## BEGIN

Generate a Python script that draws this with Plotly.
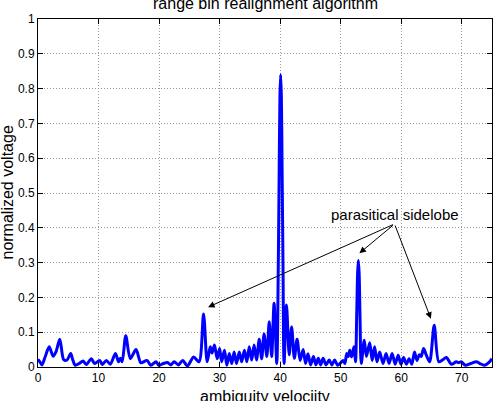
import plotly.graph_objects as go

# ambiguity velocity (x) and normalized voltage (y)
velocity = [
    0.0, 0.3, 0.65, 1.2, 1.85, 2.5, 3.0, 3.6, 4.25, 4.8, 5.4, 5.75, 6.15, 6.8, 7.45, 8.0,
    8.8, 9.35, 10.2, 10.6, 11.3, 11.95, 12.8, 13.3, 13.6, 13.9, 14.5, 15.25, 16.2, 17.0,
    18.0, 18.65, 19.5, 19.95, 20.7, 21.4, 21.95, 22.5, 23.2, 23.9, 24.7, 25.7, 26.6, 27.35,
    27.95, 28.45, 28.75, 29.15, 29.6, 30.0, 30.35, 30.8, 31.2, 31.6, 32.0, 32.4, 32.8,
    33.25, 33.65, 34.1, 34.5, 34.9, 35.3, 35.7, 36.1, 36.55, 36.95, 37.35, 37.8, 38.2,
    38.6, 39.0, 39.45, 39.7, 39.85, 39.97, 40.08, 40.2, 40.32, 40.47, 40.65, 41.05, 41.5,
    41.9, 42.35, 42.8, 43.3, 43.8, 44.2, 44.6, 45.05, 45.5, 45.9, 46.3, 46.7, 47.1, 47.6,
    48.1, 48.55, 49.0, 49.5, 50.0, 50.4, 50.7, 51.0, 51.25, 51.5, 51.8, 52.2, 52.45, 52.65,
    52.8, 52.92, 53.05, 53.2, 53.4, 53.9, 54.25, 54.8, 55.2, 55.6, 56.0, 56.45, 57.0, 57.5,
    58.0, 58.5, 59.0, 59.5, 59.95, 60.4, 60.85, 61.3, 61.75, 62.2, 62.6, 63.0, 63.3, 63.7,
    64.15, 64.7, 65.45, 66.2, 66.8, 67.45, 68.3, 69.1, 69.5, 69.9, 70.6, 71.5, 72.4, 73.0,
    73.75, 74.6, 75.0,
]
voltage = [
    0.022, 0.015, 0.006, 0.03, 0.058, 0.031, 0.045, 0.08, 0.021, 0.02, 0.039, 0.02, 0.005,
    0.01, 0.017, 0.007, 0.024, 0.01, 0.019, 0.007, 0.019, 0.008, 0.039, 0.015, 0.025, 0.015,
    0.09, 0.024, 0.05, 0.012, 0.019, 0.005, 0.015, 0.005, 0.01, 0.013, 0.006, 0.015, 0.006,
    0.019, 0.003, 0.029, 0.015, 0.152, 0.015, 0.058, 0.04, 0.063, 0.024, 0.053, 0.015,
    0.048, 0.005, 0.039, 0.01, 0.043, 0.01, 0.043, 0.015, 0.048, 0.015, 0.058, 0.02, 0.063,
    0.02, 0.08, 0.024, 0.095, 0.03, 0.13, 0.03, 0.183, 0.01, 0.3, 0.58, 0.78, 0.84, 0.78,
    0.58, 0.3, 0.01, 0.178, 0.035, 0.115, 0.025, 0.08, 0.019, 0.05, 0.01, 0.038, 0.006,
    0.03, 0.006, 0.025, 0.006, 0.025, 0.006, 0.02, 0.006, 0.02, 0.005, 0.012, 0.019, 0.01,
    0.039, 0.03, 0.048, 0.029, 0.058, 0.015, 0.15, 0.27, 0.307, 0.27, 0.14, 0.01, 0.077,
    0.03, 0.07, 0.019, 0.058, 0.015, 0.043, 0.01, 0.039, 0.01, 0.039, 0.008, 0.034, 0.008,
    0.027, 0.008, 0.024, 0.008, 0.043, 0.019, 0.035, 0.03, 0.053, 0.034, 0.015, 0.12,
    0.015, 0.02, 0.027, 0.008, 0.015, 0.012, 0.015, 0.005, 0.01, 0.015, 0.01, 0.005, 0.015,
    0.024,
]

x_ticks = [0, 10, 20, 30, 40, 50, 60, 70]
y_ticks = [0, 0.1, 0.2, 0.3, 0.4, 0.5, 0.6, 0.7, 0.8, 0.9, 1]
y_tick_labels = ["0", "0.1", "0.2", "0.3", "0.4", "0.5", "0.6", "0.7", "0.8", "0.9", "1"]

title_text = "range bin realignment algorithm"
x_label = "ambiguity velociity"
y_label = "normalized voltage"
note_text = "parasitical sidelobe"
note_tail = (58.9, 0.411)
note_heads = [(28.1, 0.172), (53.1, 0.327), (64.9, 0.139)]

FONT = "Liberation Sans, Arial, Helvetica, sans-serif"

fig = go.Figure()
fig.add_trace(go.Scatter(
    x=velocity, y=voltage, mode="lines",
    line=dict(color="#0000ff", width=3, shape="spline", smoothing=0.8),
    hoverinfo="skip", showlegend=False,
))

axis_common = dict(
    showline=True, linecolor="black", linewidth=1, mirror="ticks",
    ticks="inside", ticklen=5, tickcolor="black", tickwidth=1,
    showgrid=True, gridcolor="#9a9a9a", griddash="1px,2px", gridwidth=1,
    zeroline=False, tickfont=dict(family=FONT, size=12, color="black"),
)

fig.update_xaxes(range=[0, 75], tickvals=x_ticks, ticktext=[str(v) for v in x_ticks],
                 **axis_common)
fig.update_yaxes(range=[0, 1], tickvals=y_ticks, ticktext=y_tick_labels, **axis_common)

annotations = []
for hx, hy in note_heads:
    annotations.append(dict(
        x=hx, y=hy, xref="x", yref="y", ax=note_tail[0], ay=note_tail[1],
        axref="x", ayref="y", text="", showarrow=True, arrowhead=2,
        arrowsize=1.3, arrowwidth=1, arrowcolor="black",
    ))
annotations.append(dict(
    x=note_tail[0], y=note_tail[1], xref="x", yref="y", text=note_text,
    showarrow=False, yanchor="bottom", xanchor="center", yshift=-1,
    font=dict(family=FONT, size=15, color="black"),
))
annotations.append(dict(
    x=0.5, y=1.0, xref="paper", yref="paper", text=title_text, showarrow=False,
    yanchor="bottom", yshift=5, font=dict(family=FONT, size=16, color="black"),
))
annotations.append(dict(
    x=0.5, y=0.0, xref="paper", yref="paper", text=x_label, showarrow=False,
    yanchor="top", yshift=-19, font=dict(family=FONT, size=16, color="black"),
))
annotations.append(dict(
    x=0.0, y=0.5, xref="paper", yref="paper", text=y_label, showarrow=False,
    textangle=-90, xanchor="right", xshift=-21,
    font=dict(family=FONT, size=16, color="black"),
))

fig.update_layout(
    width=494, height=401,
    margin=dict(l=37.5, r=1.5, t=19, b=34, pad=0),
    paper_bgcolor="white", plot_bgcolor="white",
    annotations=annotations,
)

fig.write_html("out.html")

## END
## BEGIN

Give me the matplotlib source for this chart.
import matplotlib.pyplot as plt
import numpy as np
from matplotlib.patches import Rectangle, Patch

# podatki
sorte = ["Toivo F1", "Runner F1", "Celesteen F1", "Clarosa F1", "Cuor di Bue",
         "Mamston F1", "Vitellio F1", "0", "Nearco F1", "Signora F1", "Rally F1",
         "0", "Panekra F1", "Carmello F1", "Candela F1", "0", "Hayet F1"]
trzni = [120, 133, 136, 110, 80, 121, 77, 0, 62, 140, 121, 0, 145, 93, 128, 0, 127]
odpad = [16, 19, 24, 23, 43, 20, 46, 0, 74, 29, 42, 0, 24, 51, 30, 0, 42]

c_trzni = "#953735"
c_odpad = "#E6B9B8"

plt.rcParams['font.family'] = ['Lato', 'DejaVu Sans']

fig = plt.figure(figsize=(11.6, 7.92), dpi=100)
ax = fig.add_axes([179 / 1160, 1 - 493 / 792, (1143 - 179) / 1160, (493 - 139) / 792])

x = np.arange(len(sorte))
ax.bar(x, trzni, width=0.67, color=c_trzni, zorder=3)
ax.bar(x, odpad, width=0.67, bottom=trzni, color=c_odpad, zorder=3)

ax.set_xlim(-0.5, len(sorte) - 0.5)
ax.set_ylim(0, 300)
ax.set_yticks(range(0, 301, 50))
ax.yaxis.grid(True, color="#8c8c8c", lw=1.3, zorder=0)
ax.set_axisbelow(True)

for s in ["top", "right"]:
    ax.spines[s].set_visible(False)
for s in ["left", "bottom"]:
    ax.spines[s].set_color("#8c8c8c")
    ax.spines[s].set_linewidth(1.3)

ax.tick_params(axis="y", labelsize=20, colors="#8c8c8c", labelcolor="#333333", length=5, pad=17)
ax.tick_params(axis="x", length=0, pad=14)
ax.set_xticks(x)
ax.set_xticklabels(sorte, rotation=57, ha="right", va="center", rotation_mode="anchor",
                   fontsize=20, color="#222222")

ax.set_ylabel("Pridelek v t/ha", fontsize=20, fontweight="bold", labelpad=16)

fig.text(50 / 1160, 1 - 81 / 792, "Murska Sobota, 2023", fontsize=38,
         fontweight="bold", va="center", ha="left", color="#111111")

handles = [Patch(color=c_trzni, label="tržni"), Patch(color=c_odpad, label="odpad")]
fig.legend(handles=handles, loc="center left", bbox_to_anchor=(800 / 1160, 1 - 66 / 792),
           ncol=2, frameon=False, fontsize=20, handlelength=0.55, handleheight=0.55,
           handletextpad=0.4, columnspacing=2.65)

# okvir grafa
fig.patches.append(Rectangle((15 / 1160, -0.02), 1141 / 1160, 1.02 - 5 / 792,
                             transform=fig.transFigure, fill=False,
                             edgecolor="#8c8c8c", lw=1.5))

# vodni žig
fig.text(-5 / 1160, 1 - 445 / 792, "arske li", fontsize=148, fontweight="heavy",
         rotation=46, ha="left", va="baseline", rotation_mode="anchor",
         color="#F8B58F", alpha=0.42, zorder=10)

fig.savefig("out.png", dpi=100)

## END

* _Exercise instructions_
In the listing above, find the line containing "Generate a Python" and the line containing "import plotly.graph_objects as go". Print those two lines and every line between them exactly, with no pictures.

* _Reply_
Generate a Python script that draws this with Plotly.
import plotly.graph_objects as go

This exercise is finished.